Summer Festival appearance offers rare chance to see soul legend Al Green in concert
But when the president of the United States sings a line from one of your songs at a fundraiser—and it’s all over the cable news channels and the Internet the next day—well, that’s when you know you’ve still got it, that your legacy holds a prominent place in popular culture.
Most readers will recall the wall-to-wall coverage of that moment, on January 19, when Barack Obama stepped up to the podium at a fundraiser at New York’s Apollo Theater and delivered an impromptu and impressively soulful rendition of the first line of Green’s “Let’s Stay Together,” after Green had performed there earlier in the evening.
“I heard about it the next morning, when someone called me to tell me that sales of the song went up overnight,” Green told the Wall Street Journal. “His voice sounded great.
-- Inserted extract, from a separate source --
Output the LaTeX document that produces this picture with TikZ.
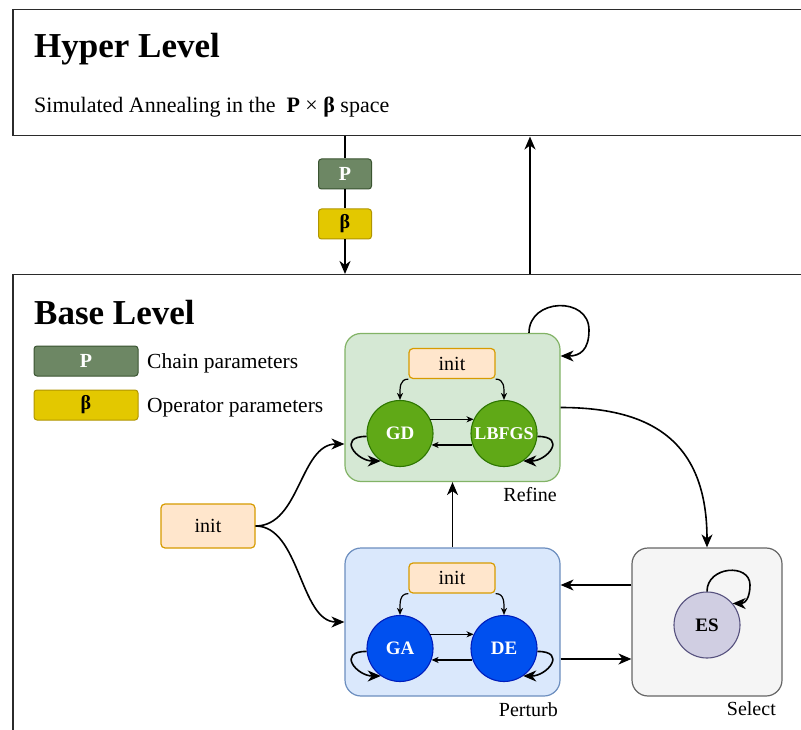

I was going to ask if he could sing another bar or two—but he is the commander in chief, so you don’t want to lean too hard.”
It’s easy to understand why Green could still capture the imagination of the leader of the free world: Green is one of the Top 3 or 4 soul singers of the last half-century, and possesses one of the smoothest, most seductive voices in the history of soul music—or maybe even in the entirety of popular music.
And his romantic hits of the 1970s—“Let’s Stay Together,” “Tired of Being Alone,” “I’m Still In Love With You,” etc.—were so swoon-inducing that Jon Stewart once jokingly asked Green how many babies he thought had been conceived while Green’s songs were being played as “mood music.”
Green wasn't just naturally blessed with a sensual, supple voice, though. He’s also an artist—a singer who learned to use unique phrasing, falsetto swoops and little sighs and cries to heighten the emotion or seductiveness of the song.
Green, who comes to Hill Auditorium on Saturday for an Ann Arbor Summer Festival show, was born in Arkansas, but moved to Grand Rapids with his family in 1955, when he was 9 years old. It was in Grand Rapids that Green got the music bug, and formed his first group, as a teenager.
And it wasn’t Green’s glorious pipes alone that turned his ‘70s tracks into such timeless soul-music classics. He also had a secret weapon—Willie Mitchell, Green’s producer and arranger. After they met, the two quickly became simpatico, with Mitchell first prodding Green to sing with more subtlety and nuance than he’d been using before they met.
"Willie taught me to sing like Al Green, who had been too busy trying to sound like everyone else,” Green told the Journal.
Mitchell’s meticulously crafted productions and arrangements included languid but accented grooves, swirling organ flourishes and taut, punchy horns.. The result was something of a hybrid between the gritty Memphis soul of the Stax stable—Sam & Dave, Otis Redding, Booker T & the MGs, etc.—and the more lush Philly-soul sound.
The grooves were also unique in that Mitchell got the drummer to play an accented 3/4 groove, on the cymbals or high-hat, within the song’s 4/4 rhythm.
Most Green fans know the story about how, in 1974, when he was at the top of his game, musically, his troubled ex-girlfriend poured a pot of boiling grits on him, scalding him, before committing suicide. Two years later—partly due to that harrowing experience, says Green—he had a spiritual experience, became an ordained minister and bought a church in Memphis.
He recorded a few R&B records after that, but when he fell off a stage and narrowly avoided serious injury in 1979, he took that as a sign from God that he should retire from making secular records, and he spent most of the ‘80s recording gospel albums.
In 1992, he returned to making R&B records, with “Don’t Look Back”—a UK-only release. He’s made four R&B albums since then, the most recent being “Lay it Down” (2008), which was produced by Ahmir “?uestlove” Thompson from the Roots and keyboardist James Poyser, who’d worked with many popular R&B / hip-hop acts, like Erykah Badu and Common.
The album featured guest turns by such R&B notables as John Legend, Corrine Bailey Rae and the Dap-King Horns. While Thompson and Poyser wanted to reach out to younger audiences, they also clearly had a great reverence for Green’s legacy—because much of the record evokes the sound and vibe of those great Mitchell-produced discs of the ‘70s.
And Green is presently working on a new album. “I have seven songs done, and three more to go!,” he said in an interview with the Washington Times.
Green’s return to R&B—both in the studio and onstage—has caused him to experience some internal conflicts.
For starters, he doesn’t care much for touring, because he doesn’t like being away from his church for very long. "There's so much happening on the spiritual side of my life now, which is why we're trying to limit the number of dates I'm playing," he told the Journal.
"I'm between a rock and a hard place. The rock is the R&B and the hard place is my tabernacle. My love has switched from the carnal to something more eternal and everlasting "I often struggle with the spiritual man and natural man—the two roles God gave me. Where is the dividing line? It's hard."